Stored items:
-----

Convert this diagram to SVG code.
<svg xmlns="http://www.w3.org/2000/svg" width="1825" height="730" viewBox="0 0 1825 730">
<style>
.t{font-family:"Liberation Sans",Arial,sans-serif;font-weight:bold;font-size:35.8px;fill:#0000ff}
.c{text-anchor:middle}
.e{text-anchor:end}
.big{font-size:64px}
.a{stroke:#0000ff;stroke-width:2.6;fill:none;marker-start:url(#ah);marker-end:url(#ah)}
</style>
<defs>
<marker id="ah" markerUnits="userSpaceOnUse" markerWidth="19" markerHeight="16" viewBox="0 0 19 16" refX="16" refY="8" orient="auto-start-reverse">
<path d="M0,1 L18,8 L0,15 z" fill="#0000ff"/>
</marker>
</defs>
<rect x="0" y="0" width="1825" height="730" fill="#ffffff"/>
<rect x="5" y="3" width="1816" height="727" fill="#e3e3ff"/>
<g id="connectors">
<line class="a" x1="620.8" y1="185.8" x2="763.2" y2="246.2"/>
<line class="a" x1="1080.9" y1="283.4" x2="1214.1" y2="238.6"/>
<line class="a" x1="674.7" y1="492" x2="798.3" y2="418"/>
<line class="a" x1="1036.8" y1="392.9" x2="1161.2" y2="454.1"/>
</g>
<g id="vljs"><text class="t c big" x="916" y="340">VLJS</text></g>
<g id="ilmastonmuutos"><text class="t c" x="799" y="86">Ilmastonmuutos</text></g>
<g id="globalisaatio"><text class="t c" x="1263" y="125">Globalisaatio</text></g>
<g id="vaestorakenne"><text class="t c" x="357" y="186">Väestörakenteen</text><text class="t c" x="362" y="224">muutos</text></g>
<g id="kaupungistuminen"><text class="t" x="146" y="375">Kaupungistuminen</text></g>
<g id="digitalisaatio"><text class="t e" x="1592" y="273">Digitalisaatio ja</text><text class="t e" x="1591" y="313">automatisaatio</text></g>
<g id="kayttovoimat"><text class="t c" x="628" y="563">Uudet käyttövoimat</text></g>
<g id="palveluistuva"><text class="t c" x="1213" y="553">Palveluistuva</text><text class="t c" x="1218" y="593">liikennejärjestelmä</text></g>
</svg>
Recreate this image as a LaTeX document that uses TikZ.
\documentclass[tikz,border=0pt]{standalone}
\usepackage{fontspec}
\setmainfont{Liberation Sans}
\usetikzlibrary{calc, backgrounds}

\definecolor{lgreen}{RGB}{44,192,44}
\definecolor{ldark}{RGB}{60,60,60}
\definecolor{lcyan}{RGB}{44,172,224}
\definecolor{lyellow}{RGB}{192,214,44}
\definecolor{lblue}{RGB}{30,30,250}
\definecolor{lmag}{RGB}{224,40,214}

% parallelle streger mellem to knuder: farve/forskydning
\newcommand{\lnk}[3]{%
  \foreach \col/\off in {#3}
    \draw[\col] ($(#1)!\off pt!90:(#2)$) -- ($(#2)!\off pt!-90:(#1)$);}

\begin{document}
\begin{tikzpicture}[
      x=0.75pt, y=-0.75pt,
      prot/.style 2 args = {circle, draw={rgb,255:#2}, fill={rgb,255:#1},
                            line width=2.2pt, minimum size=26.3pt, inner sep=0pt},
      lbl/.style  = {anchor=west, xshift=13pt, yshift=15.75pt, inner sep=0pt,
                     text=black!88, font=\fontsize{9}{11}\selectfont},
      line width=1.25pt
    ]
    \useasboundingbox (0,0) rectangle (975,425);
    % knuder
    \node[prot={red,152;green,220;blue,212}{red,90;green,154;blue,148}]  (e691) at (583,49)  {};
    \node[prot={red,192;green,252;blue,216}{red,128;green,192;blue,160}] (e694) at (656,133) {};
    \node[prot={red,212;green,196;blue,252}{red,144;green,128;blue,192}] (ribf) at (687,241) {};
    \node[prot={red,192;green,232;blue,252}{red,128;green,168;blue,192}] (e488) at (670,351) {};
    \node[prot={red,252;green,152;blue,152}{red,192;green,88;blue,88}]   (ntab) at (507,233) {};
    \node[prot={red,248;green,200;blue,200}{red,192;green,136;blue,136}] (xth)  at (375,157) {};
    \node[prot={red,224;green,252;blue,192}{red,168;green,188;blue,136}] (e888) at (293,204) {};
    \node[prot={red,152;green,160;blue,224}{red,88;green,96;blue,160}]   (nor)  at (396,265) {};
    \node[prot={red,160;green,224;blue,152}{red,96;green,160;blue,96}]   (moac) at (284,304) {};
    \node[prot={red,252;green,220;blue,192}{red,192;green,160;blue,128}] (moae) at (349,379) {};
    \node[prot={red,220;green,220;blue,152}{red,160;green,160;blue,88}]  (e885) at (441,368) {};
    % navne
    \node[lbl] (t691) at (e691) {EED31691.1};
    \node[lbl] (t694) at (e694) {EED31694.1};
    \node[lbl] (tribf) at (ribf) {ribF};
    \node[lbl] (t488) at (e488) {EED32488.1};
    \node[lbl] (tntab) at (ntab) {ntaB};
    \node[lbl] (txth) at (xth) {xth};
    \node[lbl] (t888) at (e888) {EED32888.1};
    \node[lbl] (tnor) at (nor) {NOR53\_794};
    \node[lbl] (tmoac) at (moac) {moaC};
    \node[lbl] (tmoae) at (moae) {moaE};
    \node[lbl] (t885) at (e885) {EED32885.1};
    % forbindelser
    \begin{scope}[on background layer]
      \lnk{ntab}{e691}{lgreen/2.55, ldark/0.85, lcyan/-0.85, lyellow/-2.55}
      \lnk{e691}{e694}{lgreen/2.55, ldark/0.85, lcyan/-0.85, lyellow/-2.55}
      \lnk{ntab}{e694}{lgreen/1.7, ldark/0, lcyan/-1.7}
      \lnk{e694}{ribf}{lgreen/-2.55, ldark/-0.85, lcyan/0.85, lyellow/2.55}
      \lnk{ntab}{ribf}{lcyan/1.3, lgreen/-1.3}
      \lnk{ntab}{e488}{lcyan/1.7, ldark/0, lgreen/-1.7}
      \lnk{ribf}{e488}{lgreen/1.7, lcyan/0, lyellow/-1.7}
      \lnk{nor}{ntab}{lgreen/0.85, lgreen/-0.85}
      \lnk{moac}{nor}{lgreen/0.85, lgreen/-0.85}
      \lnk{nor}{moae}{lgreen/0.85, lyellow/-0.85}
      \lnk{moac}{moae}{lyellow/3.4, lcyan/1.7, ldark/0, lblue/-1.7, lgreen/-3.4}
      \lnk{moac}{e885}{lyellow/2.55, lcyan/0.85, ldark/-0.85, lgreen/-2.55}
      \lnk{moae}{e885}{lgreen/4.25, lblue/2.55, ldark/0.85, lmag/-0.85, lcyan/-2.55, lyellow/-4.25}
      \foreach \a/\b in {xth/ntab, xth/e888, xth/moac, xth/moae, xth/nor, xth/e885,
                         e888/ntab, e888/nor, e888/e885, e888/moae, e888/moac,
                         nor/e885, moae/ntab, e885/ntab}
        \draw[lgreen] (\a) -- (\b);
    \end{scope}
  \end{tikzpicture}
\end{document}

-----

Directive
Extract from the records above the lines from the one containing "Recreate this image" to the one containing "pt!90:(#2)$) -- ($(#2)!\off", both lines included, exactly as they appear and with nothing else.

Task answer
Recreate this image as a LaTeX document that uses TikZ.
\documentclass[tikz,border=0pt]{standalone}
\usepackage{fontspec}
\setmainfont{Liberation Sans}
\usetikzlibrary{calc, backgrounds}

\definecolor{lgreen}{RGB}{44,192,44}
\definecolor{ldark}{RGB}{60,60,60}
\definecolor{lcyan}{RGB}{44,172,224}
\definecolor{lyellow}{RGB}{192,214,44}
\definecolor{lblue}{RGB}{30,30,250}
\definecolor{lmag}{RGB}{224,40,214}

% parallelle streger mellem to knuder: farve/forskydning
\newcommand{\lnk}[3]{%
  \foreach \col/\off in {#3}
    \draw[\col] ($(#1)!\off pt!90:(#2)$) -- ($(#2)!\off pt!-90:(#1)$);}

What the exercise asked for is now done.